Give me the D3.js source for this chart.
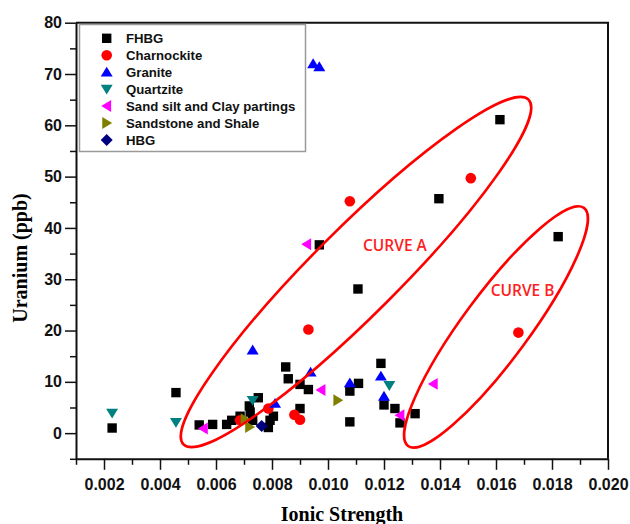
<!DOCTYPE html>
<html>
<head>
<meta charset="utf-8">
<script src="https://cdn.jsdelivr.net/npm/d3@7"></script>
<style>
  body { margin: 0; background: #fff; }
  svg { display: block; }
</style>
</head>
<body>
<div id="chart"></div>
<script>
// data: [ionic strength, uranium ppb]
const fhbg = [
  [0.00229, 1.0], [0.00457, 7.9], [0.00540, 1.6], [0.00588, 1.7], [0.00638, 1.7],
  [0.00656, 2.5], [0.00686, 3.3], [0.00719, 5.3], [0.00722, 4.1], [0.00731, 2.5],
  [0.00751, 6.9], [0.00787, 1.1], [0.00793, 2.5], [0.00805, 3.3], [0.00849, 12.9],
  [0.00858, 10.6], [0.00900, 9.5], [0.00930, 8.5], [0.00900, 4.8], [0.00969, 36.7],
  [0.01078, 2.2], [0.01078, 8.2], [0.01109, 9.7], [0.01107, 28.1], [0.01189, 13.6],
  [0.01200, 5.5], [0.01239, 4.8], [0.01257, 2.0], [0.01311, 3.8], [0.01396, 45.7],
  [0.01614, 61.1], [0.01822, 38.3]
];
const charnockite = [
  [0.00686, 2.5], [0.00787, 4.8], [0.00880, 3.6], [0.00900, 2.6], [0.00930, 20.2],
  [0.01078, 45.2], [0.01510, 49.7], [0.01680, 19.6]
];
const granite = [
  [0.00947, 72.0], [0.00969, 71.4], [0.00731, 16.2], [0.00811, 5.8], [0.00938, 11.9],
  [0.01078, 9.8], [0.01189, 11.1], [0.01200, 7.2]
];
const quartzite = [[0.00229, 3.9], [0.00457, 2.1], [0.00731, 6.4], [0.01219, 9.3]];
const sandSilt = [[0.00555, 0.9], [0.00924, 36.8], [0.00975, 8.4], [0.01257, 3.5], [0.01376, 9.6]];
const sandstone = [[0.00704, 2.7], [0.00720, 1.2], [0.01035, 6.4]];
const hbg = [[0.00763, 1.4]];

const seriesNames = ["FHBG", "Charnockite", "Granite", "Quartzite",
  "Sand silt and Clay partings", "Sandstone and Shale", "HBG"];

const xTickValues = [0.002, 0.004, 0.006, 0.008, 0.010, 0.012, 0.014, 0.016, 0.018, 0.020];
const xMinorValues = [0.001, 0.003, 0.005, 0.007, 0.009, 0.011, 0.013, 0.015, 0.017, 0.019];
const yTickValues = [0, 10, 20, 30, 40, 50, 60, 70, 80];
const yMinorValues = [-5, 5, 15, 25, 35, 45, 55, 65, 75];

// ellipses given by their two tips (data units)
const curves = [
  { label: "CURVE A", tips: [[0.00484, -2.2], [0.01716, 65.0]], labelAt: [0.01239, 36.6] },
  { label: "CURVE B", tips: [[0.01286, -2.5], [0.01914, 43.9]], labelAt: [0.01695, 27.9] }
];

const width = 630, height = 524;
const plotLeft = 76, plotRight = 608, plotTop = 22.7, plotBottom = 458.8;

const svg = d3.select("#chart").append("svg")
  .attr("width", width)
  .attr("height", height);

const x = d3.scaleLinear().domain([0.001, 0.020]).range([plotLeft, plotRight]);
const y = d3.scaleLinear().domain([-5, 80]).range([plotBottom, plotTop]);

// frame top / right
svg.append("path")
  .attr("d", `M${plotLeft},${plotTop}H${plotRight}V${plotBottom}`)
  .attr("fill", "none")
  .attr("stroke", "#111")
  .attr("stroke-width", 2);

// minor ticks
svg.append("g")
  .attr("transform", `translate(0,${plotBottom})`)
  .call(d3.axisBottom(x).tickValues(xMinorValues).tickSize(6).tickFormat(""))
  .call(g => g.select(".domain").remove())
  .call(g => g.selectAll("line").attr("stroke", "#111").attr("stroke-width", 1.5));
svg.append("g")
  .attr("transform", `translate(${plotLeft},0)`)
  .call(d3.axisLeft(y).tickValues(yMinorValues).tickSize(6).tickFormat(""))
  .call(g => g.select(".domain").remove())
  .call(g => g.selectAll("line").attr("stroke", "#111").attr("stroke-width", 1.5));

// major axes
const xAxis = svg.append("g")
  .attr("transform", `translate(0,${plotBottom})`)
  .call(d3.axisBottom(x).tickValues(xTickValues).tickSize(11).tickSizeOuter(0)
    .tickPadding(9).tickFormat(d3.format(".3f")));
const yAxis = svg.append("g")
  .attr("transform", `translate(${plotLeft},0)`)
  .call(d3.axisLeft(y).tickValues(yTickValues).tickSize(11).tickSizeOuter(0)
    .tickPadding(3).tickFormat(d3.format("d")));

[xAxis, yAxis].forEach(g => {
  g.select(".domain").attr("stroke", "#111").attr("stroke-width", 2);
  g.selectAll(".tick line").attr("stroke", "#111").attr("stroke-width", 1.5);
  g.selectAll(".tick text")
    .attr("fill", "#111")
    .style("font-family", "Arial, 'Liberation Sans', sans-serif")
    .style("font-weight", "bold")
    .style("font-size", "16px");
});

// axis titles
svg.append("text")
  .attr("x", (plotLeft + plotRight) / 2)
  .attr("y", 521)
  .attr("text-anchor", "middle")
  .style("font-family", "'Times New Roman', 'Liberation Serif', serif")
  .style("font-weight", "bold")
  .style("font-size", "20px")
  .text("Ionic Strength");

svg.append("text")
  .attr("transform", `translate(27,258) rotate(-90)`)
  .attr("text-anchor", "middle")
  .style("font-family", "'Times New Roman', 'Liberation Serif', serif")
  .style("font-weight", "bold")
  .style("font-size", "20px")
  .text("Uranium (ppb)");

// marker shapes
const shapes = {
  square: s => `M${-s},${-s}h${2 * s}v${2 * s}h${-2 * s}Z`,
  circle: s => `M${s},0A${s},${s} 0 1,1 ${-s},0A${s},${s} 0 1,1 ${s},0Z`,
  up: s => `M0,${-s * 1.05}L${s * 1.15},${s * 0.85}L${-s * 1.15},${s * 0.85}Z`,
  down: s => `M0,${s * 1.05}L${s * 1.15},${-s * 0.85}L${-s * 1.15},${-s * 0.85}Z`,
  left: s => `M${-s * 1.05},0L${s * 0.85},${s * 1.15}L${s * 0.85},${-s * 1.15}Z`,
  right: s => `M${s * 1.05},0L${-s * 0.85},${s * 1.15}L${-s * 0.85},${-s * 1.15}Z`,
  diamond: s => `M0,${-s * 1.3}L${s * 1.3},0L0,${s * 1.3}L${-s * 1.3},0Z`
};

const series = [
  { data: fhbg, shape: "square", size: 4.7, color: "#000000" },
  { data: charnockite, shape: "circle", size: 5.3, color: "#ff0000" },
  { data: granite, shape: "up", size: 5.2, color: "#0000ff" },
  { data: quartzite, shape: "down", size: 5.2, color: "#008080" },
  { data: sandSilt, shape: "left", size: 5.2, color: "#ff00ff" },
  { data: sandstone, shape: "right", size: 5.2, color: "#808000" },
  { data: hbg, shape: "diamond", size: 4.6, color: "#000080" }
];

series.forEach(s => {
  svg.append("g").selectAll("path")
    .data(s.data)
    .join("path")
    .attr("transform", d => `translate(${x(d[0])},${y(d[1])})`)
    .attr("d", shapes[s.shape](s.size))
    .attr("fill", s.color);
});

// red ellipses
const halfWidths = [43, 33];
curves.forEach((c, i) => {
  const p1 = [x(c.tips[0][0]), y(c.tips[0][1])];
  const p2 = [x(c.tips[1][0]), y(c.tips[1][1])];
  const cx = (p1[0] + p2[0]) / 2, cy = (p1[1] + p2[1]) / 2;
  const a = Math.hypot(p2[0] - p1[0], p2[1] - p1[1]) / 2;
  const ang = Math.atan2(p2[1] - p1[1], p2[0] - p1[0]) * 180 / Math.PI;
  svg.append("ellipse")
    .attr("cx", 0).attr("cy", 0)
    .attr("rx", a).attr("ry", halfWidths[i])
    .attr("transform", `translate(${cx},${cy}) rotate(${ang})`)
    .attr("fill", "none")
    .attr("stroke", "#ff0000")
    .attr("stroke-width", 2.6);
  svg.append("text")
    .attr("x", x(c.labelAt[0]))
    .attr("y", y(c.labelAt[1]) + 5.5)
    .attr("text-anchor", "middle")
    .attr("fill", "#ff2020")
    .style("font-family", "'Open Sans', 'Liberation Sans', sans-serif")
    .style("font-weight", "600")
    .style("font-size", "15.5px")
    .text(c.label);
});

// legend
const legend = svg.append("g");
legend.append("rect")
  .attr("x", 79.5).attr("y", 24.5)
  .attr("width", 226).attr("height", 127)
  .attr("fill", "#fff")
  .attr("stroke", "#9a9a9a")
  .attr("stroke-width", 1.5);

series.forEach((s, i) => {
  const ly = 38.3 + i * 16.95;
  legend.append("path")
    .attr("transform", `translate(106.7,${ly})`)
    .attr("d", shapes[s.shape](s.size))
    .attr("fill", s.color);
  legend.append("text")
    .attr("x", 126)
    .attr("y", ly + 4.6)
    .style("font-family", "Arial, 'Liberation Sans', sans-serif")
    .style("font-weight", "bold")
    .style("font-size", "13.2px")
    .attr("fill", "#111")
    .text(seriesNames[i]);
});
</script>
</body>
</html>
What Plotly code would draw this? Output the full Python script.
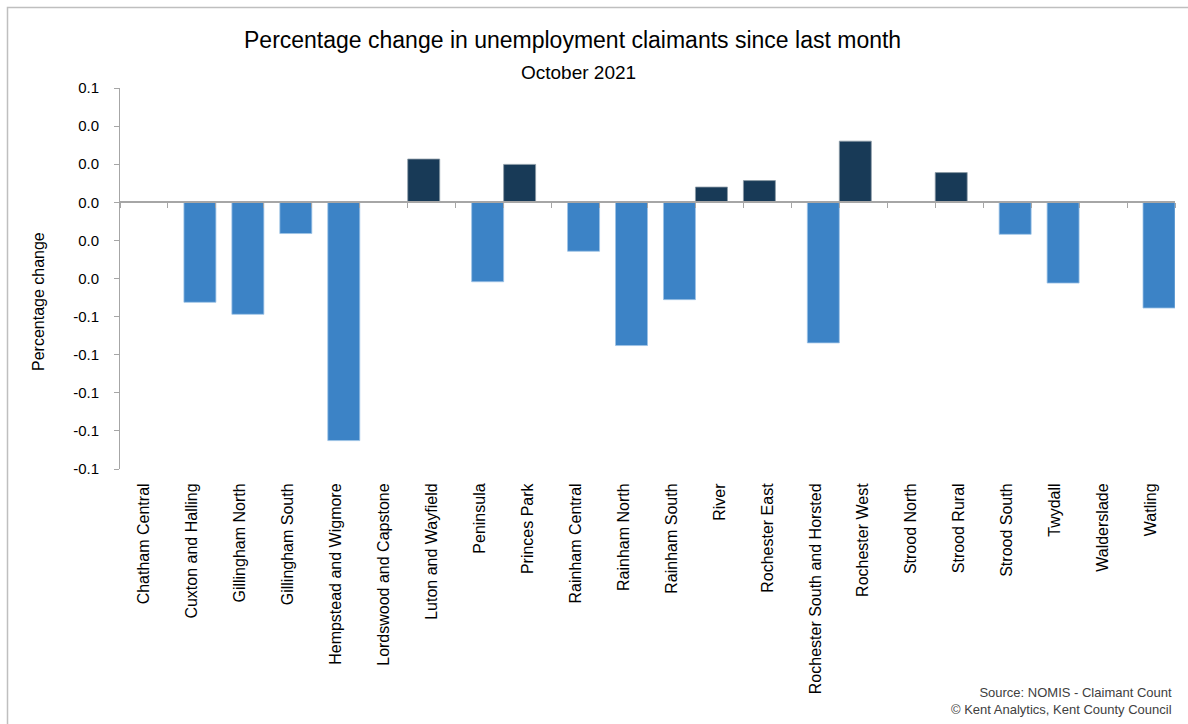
import plotly.graph_objects as go

categories = [
    "Chatham Central", "Cuxton and Halling", "Gillingham North", "Gillingham South",
    "Hempstead and Wigmore", "Lordswood and Capstone", "Luton and Wayfield", "Peninsula",
    "Princes Park", "Rainham Central", "Rainham North", "Rainham South", "River",
    "Rochester East", "Rochester South and Horsted", "Rochester West", "Strood North",
    "Strood Rural", "Strood South", "Twydall", "Walderslade", "Watling",
]
values = [
    0.0, -0.0525, -0.0588, -0.0164,
    -0.1251, 0.0, 0.0227, -0.0417,
    0.0199, -0.0257, -0.0752, -0.0511, 0.0080,
    0.0114, -0.0738, 0.0321, 0.0,
    0.0156, -0.0168, -0.0424, 0.0, -0.0555,
]
tick_vals = [0.06, 0.04, 0.02, 0.0, -0.02, -0.04, -0.06, -0.08, -0.10, -0.12, -0.14]
tick_text = ["0.1", "0.0", "0.0", "0.0", "0.0", "0.0", "-0.1", "-0.1", "-0.1", "-0.1", "-0.1"]

increase = [v if v > 0 else None for v in values]
decrease = [v if v < 0 else None for v in values]

W, H = 1188, 724
L, R, T, B = 120, 13, 88, 255
pw, ph = W - L - R, H - T - B
ymin, ymax = -0.14, 0.06

def px_x(p):
    return (p - L) / pw

def px_y(p):
    return (H - B - p) / ph

LIGHT = "#3C83C6"
DARK = "#183A57"
GRAY = "#A6A6A6"
FONT = "Liberation Sans, Arial, sans-serif"

fig = go.Figure()
fig.add_trace(go.Bar(
    x=categories, y=decrease, name="Decrease",
    marker=dict(color=LIGHT, line=dict(color="#9DC3E6", width=0.8)),
    width=0.667, offset=-0.167, hoverinfo="x+y",
))
fig.add_trace(go.Bar(
    x=categories, y=increase, name="Increase",
    marker=dict(color=DARK, line=dict(color="#8C9AA6", width=0.8)),
    width=0.667, offset=-0.5, hoverinfo="x+y",
))
# invisible trace that carries the zero-line category axis
fig.add_trace(go.Scatter(
    x=categories, y=[0] * len(categories), xaxis="x2", mode="markers",
    marker=dict(opacity=0), hoverinfo="skip", showlegend=False,
))

zero_pos = (0 - ymin) / (ymax - ymin)

fig.update_layout(
    width=W, height=H,
    margin=dict(l=L, r=R, t=T, b=B, pad=0),
    paper_bgcolor="white", plot_bgcolor="white",
    barmode="overlay", showlegend=False,
    font=dict(family=FONT, color="#000000"),
    xaxis=dict(
        type="category", categoryorder="array", categoryarray=categories,
        range=[-0.5, len(categories) - 0.5],
        showline=False, showgrid=False, zeroline=False,
        ticks="outside", ticklen=7, tickcolor="rgba(0,0,0,0)",
        tickangle=-90, tickfont=dict(size=16, family=FONT, color="#000000"),
    ),
    xaxis2=dict(
        type="category", categoryorder="array", categoryarray=categories,
        overlaying="x", matches="x", anchor="free", position=zero_pos,
        showline=True, linecolor=GRAY, linewidth=1.5,
        ticks="outside", tickson="boundaries", ticklen=5, tickcolor=GRAY, tickwidth=1,
        showticklabels=False, showgrid=False, zeroline=False,
    ),
    yaxis=dict(
        range=[ymin, ymax], tickvals=tick_vals, ticktext=tick_text,
        showline=True, linecolor=GRAY, linewidth=1,
        ticks="outside", ticklen=5, tickcolor=GRAY,
        showgrid=False, zeroline=False,
        tickfont=dict(size=15, family=FONT, color="#000000"),
        ticklabelstandoff=12,
    ),
    annotations=[
        dict(text="Percentage change in unemployment claimants since last month",
             xref="paper", yref="paper", x=px_x(572), y=px_y(40),
             xanchor="center", yanchor="middle", showarrow=False,
             font=dict(size=23, family=FONT, color="#000000")),
        dict(text="October 2021",
             xref="paper", yref="paper", x=px_x(578), y=px_y(72),
             xanchor="center", yanchor="middle", showarrow=False,
             font=dict(size=19, family=FONT, color="#000000")),
        dict(text="Percentage change",
             xref="paper", yref="paper", x=px_x(38), y=px_y(302),
             xanchor="center", yanchor="middle", showarrow=False, textangle=-90,
             font=dict(size=16, family=FONT, color="#000000")),
        dict(text="Source: NOMIS - Claimant Count<br>© Kent Analytics, Kent County Council",
             xref="paper", yref="paper", x=px_x(1174), y=px_y(701),
             xanchor="right", yanchor="middle", align="right", showarrow=False,
             font=dict(size=13, family=FONT, color="#404040")),
    ],
    shapes=[
        dict(type="rect", xref="paper", yref="paper",
             x0=px_x(7.5), x1=px_x(1200), y0=px_y(740), y1=px_y(7.5),
             line=dict(color="#BFBFBF", width=1.5), fillcolor="rgba(0,0,0,0)",
             layer="below"),
    ],
)

fig.write_html(
    "out.html",
    config={"displayModeBar": False},
    post_script="document.body.style.margin='0';document.body.style.padding='0';"
                "document.body.style.overflow='hidden';",
)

──────

Restate word for word the part that opens with the line containing "What Plotly code" and closes with the line containing "ymin, ymax = -0.14, 0.06", both ends included, and nothing else. Omit any images.

» **Result**:
What Plotly code would draw this? Output the full Python script.
import plotly.graph_objects as go

categories = [
    "Chatham Central", "Cuxton and Halling", "Gillingham North", "Gillingham South",
    "Hempstead and Wigmore", "Lordswood and Capstone", "Luton and Wayfield", "Peninsula",
    "Princes Park", "Rainham Central", "Rainham North", "Rainham South", "River",
    "Rochester East", "Rochester South and Horsted", "Rochester West", "Strood North",
    "Strood Rural", "Strood South", "Twydall", "Walderslade", "Watling",
]
values = [
    0.0, -0.0525, -0.0588, -0.0164,
    -0.1251, 0.0, 0.0227, -0.0417,
    0.0199, -0.0257, -0.0752, -0.0511, 0.0080,
    0.0114, -0.0738, 0.0321, 0.0,
    0.0156, -0.0168, -0.0424, 0.0, -0.0555,
]
tick_vals = [0.06, 0.04, 0.02, 0.0, -0.02, -0.04, -0.06, -0.08, -0.10, -0.12, -0.14]
tick_text = ["0.1", "0.0", "0.0", "0.0", "0.0", "0.0", "-0.1", "-0.1", "-0.1", "-0.1", "-0.1"]

increase = [v if v > 0 else None for v in values]
decrease = [v if v < 0 else None for v in values]

W, H = 1188, 724
L, R, T, B = 120, 13, 88, 255
pw, ph = W - L - R, H - T - B
ymin, ymax = -0.14, 0.06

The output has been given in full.